Sun Feb 11 20:42:27 UTC 2007

On 11-Feb-07, at 12:15 PM, Andreas Raab wrote:

> David T. Lewis wrote:
>> On Sun, Feb 11, 2007 at 02:08:29AM -0800, Andreas Raab wrote:
>>> In particular considering that the lowspace semaphore can't  
>>> really do anything because it doesn't even know which process got  
>>> interrupted!
>> Does your image have the fix from Mantis 1041?
>
> No, but that doesn't really matter. My point was that a low- 
> priority process has no chance to ever interrupt a higher-priority  
> process. And I doubt your fix changes that.

No, it simply does a somewhat better job of guessing which process  
might be the problem.

We could, as I'm pretty sure we have discussed, find some way to  
include the oop of the process that caused the allocation problem in  
the semaphore more directly, which would improve things a touch more  
by avoiding the possibility of race conditions. The real problem with  
identifying the *actually* problematic process is that the allocation  
request that triggers a lowspace may well not be part of the actual  
space hog. Suspending the wrong process and letting others -  
including maybe the monster - simply leads to more trouble.

If the lowspace handler suspended all other processes it would  
obviate some of the problems. If we wanted to interact with users as  
part of the handler we might have to permit some other process to  
start or resume, perhaps under some restrictions.
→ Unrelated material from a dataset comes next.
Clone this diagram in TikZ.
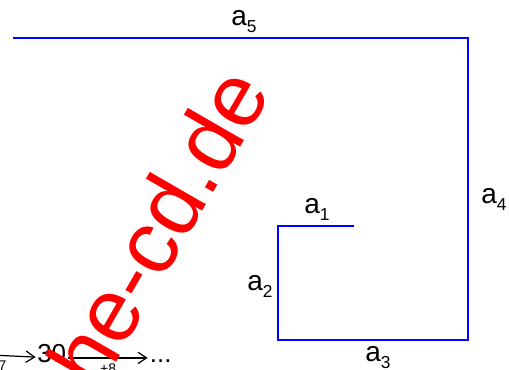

If simply doing a  
gc solved the space problem then we could simply allow everything  
else to resume. And we should remove direct in-vm calls to gc  
wherever possible so that in-image code can apply more flexible  
policies.

Having a very high priority process to handle low space conditions  
seems like a plausible idea to me.

tim
--
tim Rowledge; tim at rowledge.org; http://www.rowledge.org/tim
A bug in the code is worth two in the documentation.